The girl had apparently come alone; as Miss Fisher settled down into torpor again, she thought this might be very nice company for Miss Searle; the college type; they could talk about books together.

In fact, when she came down for tea after repairing the effects of lethargy in the sun, she found them already in conversation. Miss Searle had said distinctly that she did not intend to be back till evening; Miss Fisher, whose afternoon now looked in retrospect more pointless than ever, greeted her without warmth. The result was a certain restraint between them, which both relieved by talking mainly to the girl.

She looked, by this time, a good deal more presentable; and, indeed, she had evidently made some effort about it. She had changed into a plain dress of light green linen, had brushed her hair (its length, like so much else about her, was intermediate, reaching the nape of her neck) and had put a little make-up on. The result was a freshness concealed before; she could have seemed delicate, even fragile, with a little poise. Now that she was less covered in loose clothes it could be seen that she had good slender bones, a well-shaped neck and neat little breasts above a small waist: but she was ill at ease (she was evidently very shy) and this had induced an awkwardness which had set her arms and legs in hard angles, cancelling all structural grace. By separate internal processes, both Miss Fisher and Miss Searle decided that by contrast with Miss Winter she seemed very pleasant and harmless. Her nervousness impressed them as a likable quality. They proceeded to draw her out.

She was neither secretive about herself, nor particularly expansive. Miss Fisher’s guess about college had somewhat overshot the mark; she had sat the entrance exam for Oxford, she told Miss Searle, but had been prevented from going up by the war. She had worked in an aircraft factory; she added that her mother (of whom she spoke in the past tense) hadn’t wanted to be left alone.

“How extremely interesting,” said Miss Searle. “Did you work in the drawing office, or at some kind of research?”

“No, I just worked on a lathe.”

Miss Fisher, warming at once, noticed that Miss Searle looked at a loss, and took over.
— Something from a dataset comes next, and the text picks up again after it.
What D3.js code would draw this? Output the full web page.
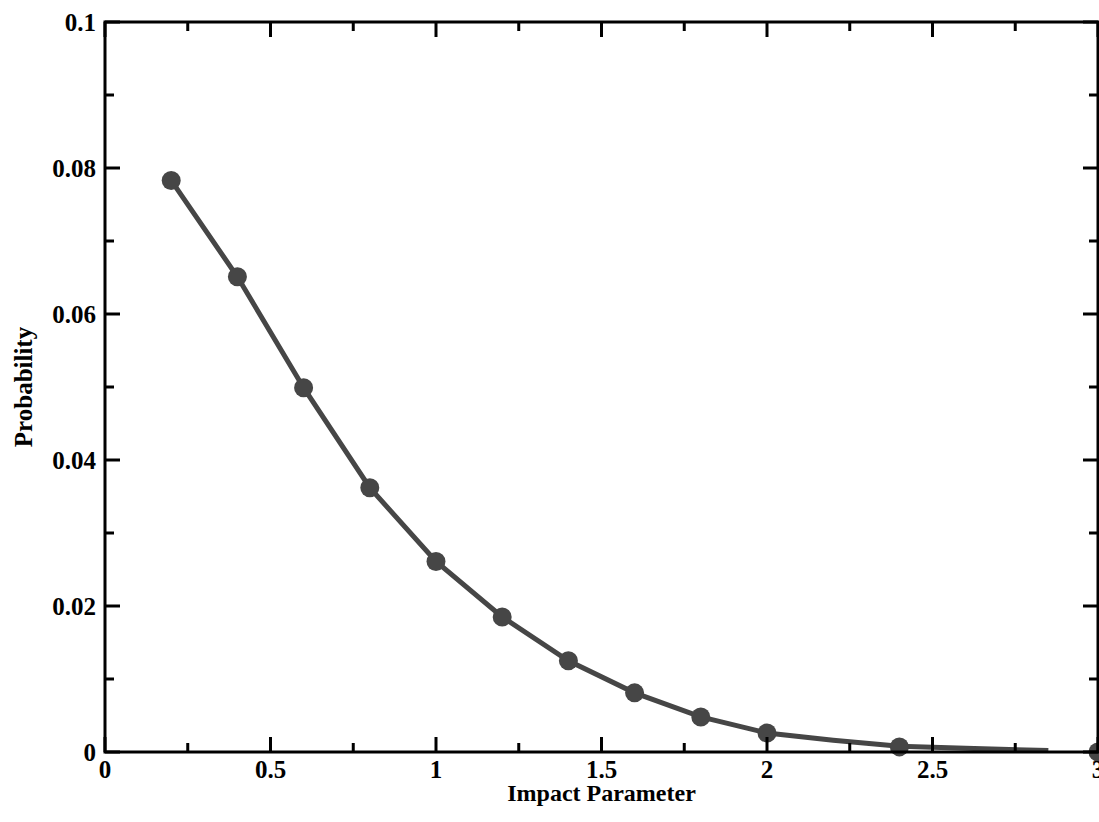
<!DOCTYPE html>
<html lang="en">
<head>
    <meta charset="UTF-8">
    <title>Impact Parameter</title>
    <script src="https://cdn.jsdelivr.net/npm/d3@7/dist/d3.min.js"></script>
    <style>
        body { margin: 0; background: #fff; }
        text { font-family: "Liberation Serif", "Times New Roman", serif; font-weight: bold; fill: #000; }
    </style>
</head>
<body>
<script>
    // canvas size
    const width = 1099;
    const height = 822;

    // line data
    const impact = [0.2, 0.4, 0.6, 0.8, 1.0, 1.2, 1.4, 1.6, 1.8, 2.0, 2.2, 2.4, 2.6, 2.85];
    const prob = [0.0783, 0.0651, 0.0499, 0.0362, 0.0261, 0.0185, 0.0125, 0.0081, 0.0048, 0.0026, 0.0016, 0.0008, 0.0005, 0.0002];

    // markers
    const markX = [0.2, 0.4, 0.6, 0.8, 1.0, 1.2, 1.4, 1.6, 1.8, 2.0, 2.4, 3.0];
    const markY = [0.0783, 0.0651, 0.0499, 0.0362, 0.0261, 0.0185, 0.0125, 0.0081, 0.0048, 0.0026, 0.0007, 0.0];

    // ticks
    const xMajor = [0, 0.5, 1, 1.5, 2, 2.5, 3];
    const xMinor = [0.25, 0.75, 1.25, 1.75, 2.25, 2.75];
    const yMajor = [0, 0.02, 0.04, 0.06, 0.08, 0.1];
    const yMinor = [0.01, 0.03, 0.05, 0.07, 0.09];
    const xLabels = ['0', '0.5', '1', '1.5', '2', '2.5', '3'];
    const yLabels = ['0', '0.02', '0.04', '0.06', '0.08', '0.1'];

    const padL = 105, padR = 1098, padT = 22, padB = 752;
    const grey = '#464646';

    let svg = d3.select('body')
        .append('svg')
        .attr('width', width)
        .attr('height', height);

    let x = d3.scaleLinear().domain([0, 3]).range([padL, padR]);
    let y = d3.scaleLinear().domain([0, 0.1]).range([padB, padT]);

    // data line
    let line = d3.line()
        .x(d => x(d[0]))
        .y(d => y(d[1]));

    svg.append('path')
        .datum(impact.map((v, i) => [v, prob[i]]))
        .attr('fill', 'none')
        .attr('stroke', grey)
        .attr('stroke-width', 5)
        .attr('d', line);

    svg.selectAll('circle')
        .data(markX.map((v, i) => [v, markY[i]]))
        .enter()
        .append('circle')
        .attr('cx', d => x(d[0]))
        .attr('cy', d => y(d[1]))
        .attr('r', 9.5)
        .attr('fill', grey);

    // ticks, inward on all four sides
    const tickW = 3;
    function xticks(vals, len) {
        vals.forEach(v => {
            svg.append('line').attr('x1', x(v)).attr('x2', x(v))
                .attr('y1', padB).attr('y2', padB - len)
                .attr('stroke', '#000').attr('stroke-width', tickW);
            svg.append('line').attr('x1', x(v)).attr('x2', x(v))
                .attr('y1', padT).attr('y2', padT + len)
                .attr('stroke', '#000').attr('stroke-width', tickW);
        });
    }
    function yticks(vals, len) {
        vals.forEach(v => {
            svg.append('line').attr('x1', padL).attr('x2', padL + len)
                .attr('y1', y(v)).attr('y2', y(v))
                .attr('stroke', '#000').attr('stroke-width', tickW);
            svg.append('line').attr('x1', padR).attr('x2', padR - len)
                .attr('y1', y(v)).attr('y2', y(v))
                .attr('stroke', '#000').attr('stroke-width', tickW);
        });
    }
    xticks(xMajor, 15);
    xticks(xMinor, 9);
    yticks(yMajor, 15);
    yticks(yMinor, 9);

    // frame
    svg.append('rect')
        .attr('x', padL).attr('y', padT)
        .attr('width', padR - padL).attr('height', padB - padT)
        .attr('fill', 'none')
        .attr('stroke', '#000')
        .attr('stroke-width', 3);

    // tick labels
    svg.selectAll('.xl')
        .data(xMajor)
        .enter()
        .append('text')
        .attr('x', d => x(d))
        .attr('y', 778)
        .attr('text-anchor', 'middle')
        .attr('font-size', 25)
        .text((d, i) => xLabels[i]);

    svg.selectAll('.yl')
        .data(yMajor)
        .enter()
        .append('text')
        .attr('x', 96)
        .attr('y', d => y(d) + 9)
        .attr('text-anchor', 'end')
        .attr('font-size', 25)
        .text((d, i) => yLabels[i]);

    // axis titles
    svg.append('text')
        .attr('x', (padL + padR) / 2)
        .attr('y', 801)
        .attr('text-anchor', 'middle')
        .attr('font-size', 24)
        .text('Impact Parameter');

    svg.append('text')
        .attr('transform', `translate(32, ${(padT + padB) / 2}) rotate(-90)`)
        .attr('text-anchor', 'middle')
        .attr('font-size', 25)
        .text('Probability');
</script>
</body>
</html>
It turned out that the factory nurse had trained at her hospital; the girl seemed shyly pleased by this link.

Tea came in, and was amicably taken. No addition to their number appeared. Both Miss Fisher and Miss Searle had almost forgotten to notice it. Each felt that she had gained in some sort an ally, a support not irritatingly intrusive, but comforting in reserve. At the same time each felt that here would be someone on whom the other could be dumped without difficulty or the creation of resentment. She had a foot, as it were, in both their camps.

It was only a step, from this, to recommending walks or excursions which they felt sure she would enjoy. Each was privately considering an invitation when better occupation failed, but awaited the absence of the other in order to avoid an awkward threesome. At this point, however, the girl’s shyness seemed to descend with more than its first acuteness. She said she had brought a map and things with her, and had a few plans worked out. Her voice was suddenly like a civil boy’s when his arrangements are intruded on by well-meaning adults. Had her nervousness not been so evident, they would have thought her rude. As it was, they renewed their efforts to put her at her ease.